As the figures quoted are for the dioceses, it would be interesting to know how many more the national safeguarding team is dealing with.

Posted by: Janet Fife on Saturday, 3 March 2018 at 9:01am GMT

Interesting observation, Janet. Shows the importance of framing questions accurately.

Is it possible that the original figure of 3300 was the grand total?

Posted by: Kate on Saturday, 3 March 2018 at 2:18pm GMT

According to the Guardian there were 2600 allegations of abuse being dealt with, but according to the Church it was 2600 concerns and allegations, where concerns may include potential vulnerabilities of children or adults.

This conflation of disparate data, concerns and allegations, is increasingly common and serves to obfuscate. Even Ms Sherwood seems to have taken it as allegations and missed that some (a few, most, we don't know) are merely potential vulnerabilities.

We also don't know many csses were completed, as opposed to being dealt with. If the point of the survey was to see how busy safeguarders are, then perhaps it doesn't matter whether something is a concern or allegation.
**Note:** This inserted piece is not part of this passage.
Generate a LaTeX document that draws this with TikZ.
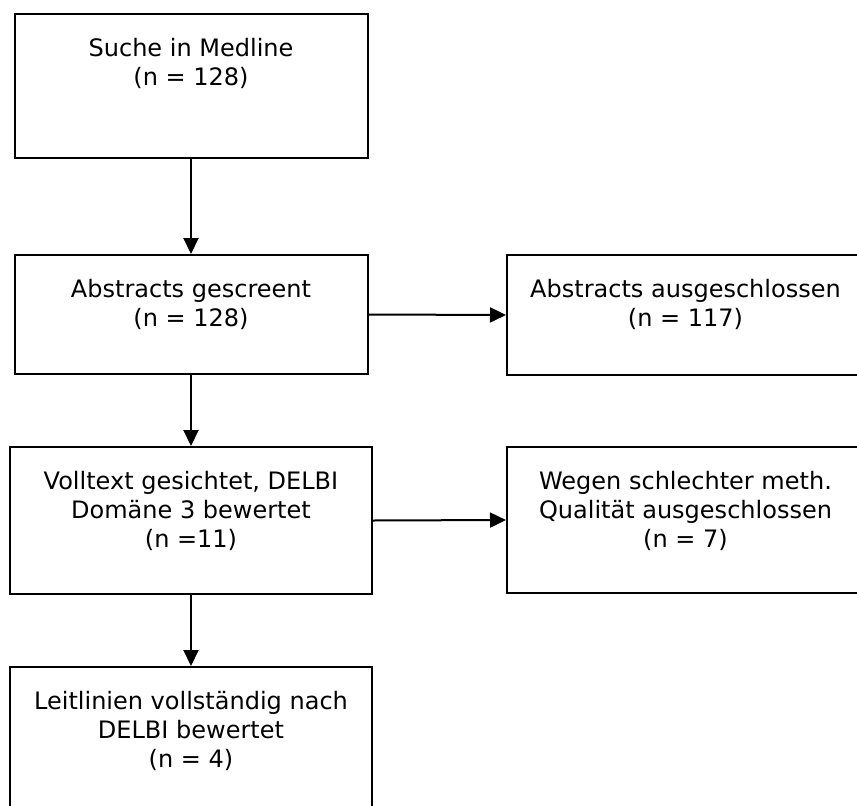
\documentclass[tikz,border=0pt]{standalone}
\usepackage{fontspec}
\newfontfamily\flowfont{DejaVu Sans}
\usetikzlibrary{arrows.meta,positioning}

\begin{document}
\begin{tikzpicture}[x=1pt,y=-1pt,
  box/.style={draw,line width=2pt,minimum width=353pt,inner sep=0pt},
  txt/.style={font=\flowfont\fontsize{24}{29}\selectfont,align=center,inner sep=0pt},
  pfeil/.style={line width=2pt,-{Triangle[length=16pt,width=15pt]}}]
\clip (0,0) rectangle (857,806);
% linke Spalte
\node[box,minimum height=144pt] (suche) at (191,86) {};
\node[box,minimum height=119pt] (screen) at (191,314.5) {};
\node[box,minimum width=362pt,minimum height=147pt] (volltext) at (191,520.5) {};
\node[box,minimum width=362pt,minimum height=148pt] (delbi) at (191,741) {};
% rechte Spalte
\node[box,minimum width=357pt,minimum height=120pt] (aus1) at (685.5,315) {};
\node[box,minimum width=357pt,minimum height=146pt] (aus2) at (685.5,520) {};
% Texte
\node[txt,below=25pt of suche.north] (suche-t) {Suche in Medline\\(n = 128)};
\node[txt,below=25pt of screen.north] (screen-t) {Abstracts gescreent\\(n = 128)};
\node[txt,below=25pt of volltext.north] (volltext-t) {Volltext gesichtet, DELBI\\Domäne 3 bewertet\\(n =11)};
\node[txt,below=25pt of delbi.north] (delbi-t) {Leitlinien vollständig nach\\DELBI bewertet\\(n = 4)};
\node[txt,below=25pt of aus1.north] (aus1-t) {Abstracts ausgeschlossen\\(n = 117)};
\node[txt,below=25pt of aus2.north] (aus2-t) {Wegen schlechter meth.\\Qualität ausgeschlossen\\(n = 7)};
% Pfeile
\draw[pfeil] (suche.south) -- (screen.north);
\draw[pfeil] (screen.south) -- (volltext.north);
\draw[pfeil] (volltext.south) -- (delbi.north);
\draw[pfeil] (screen.east) -- (aus1.west);
\draw[pfeil] (volltext.east) -- (aus2.west);
\end{tikzpicture}
\end{document}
Most strange is the statement that Bishop Hancock hopes nobody was misled by the 3300 figure. Well, of course they were misled. Unless they attach zero credence to anything he says then they must have been misled. Even railway announcers don't stoop to hoping nobody was misled by the timetable. If we cannot face up to the inevitable consequence of a minor arithmetical mistake, it doesn't bode well for the Enquiry.